Revisiting Internet Relics, Part One

Oh, 1996. The year when every other woman had “The Rachel” haircut, big overalls and tiny backpacks were in fashion, and The Wallflowers kept reminding us that we could drive it home with “One Headlight.”

Well, a lot can change in 20 years. For example, ladies have moved on to styling their hair in “The Monica” (okay, just kidding). But while big overalls and tiny backpacks bewilderingly seem to be back in rotation, everything else about our modern culture is different — and maybe nothing more so than the Internet.

Consider these facts:

In 1996 Americans spent an average of 30 minutes per month online. In 2016, we can easily spend six hours or more per day connected to the internet. In 1996, there were around 100,000 websites in existence. In 2016, there are over one billion and counting (literally). In 1996, the size of a web page typically topped out around 15KB. In 2016, the average web page “weighs” about 2.3MB — that’s a lot of data usage.

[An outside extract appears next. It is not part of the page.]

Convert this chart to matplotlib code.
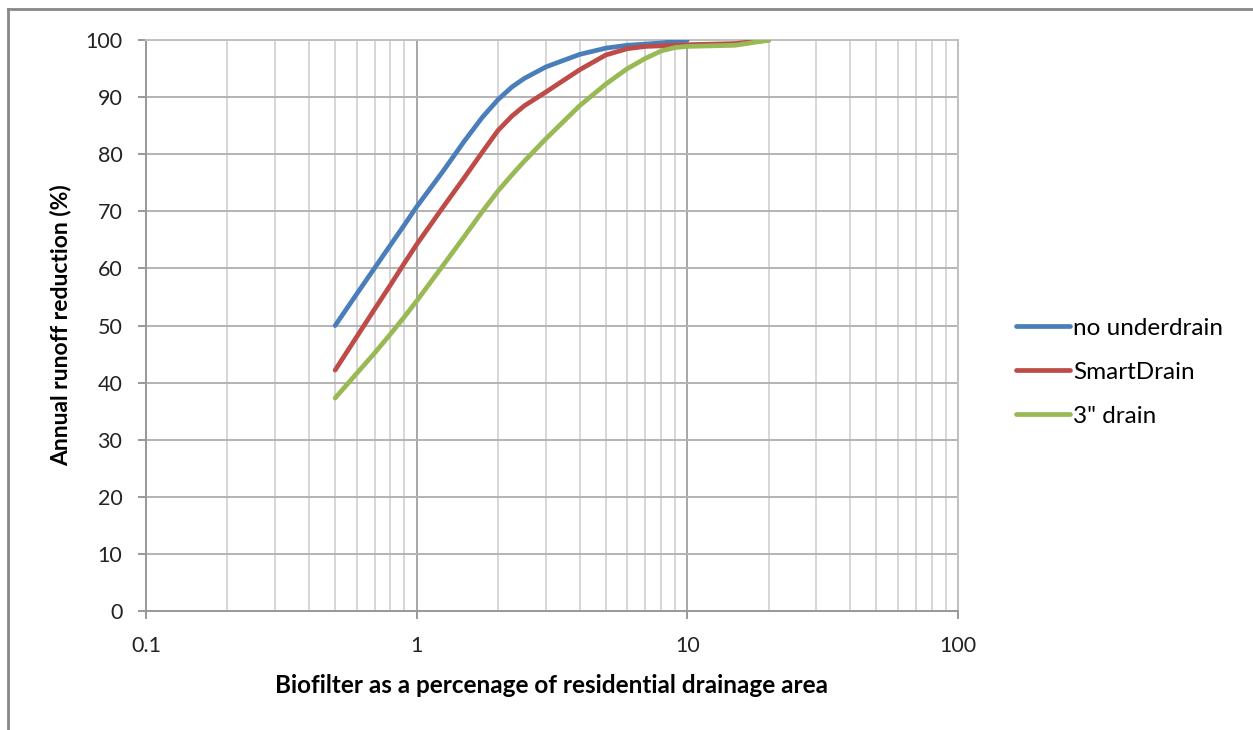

And that’s just for starters.

As you might know, we at Dowitcher Designs recently celebrated our 10-year birthday. That means we’re about half as old as the World Wide Web — well, since it first became popular in the mid-90s, that is. The web has shaped so much of what we do, from the office to our homes. So in honor of just how far we’ve come, let’s don our flannel shirts, click to open our mental browsers, and take a little trip down virtual memory lane, shall we?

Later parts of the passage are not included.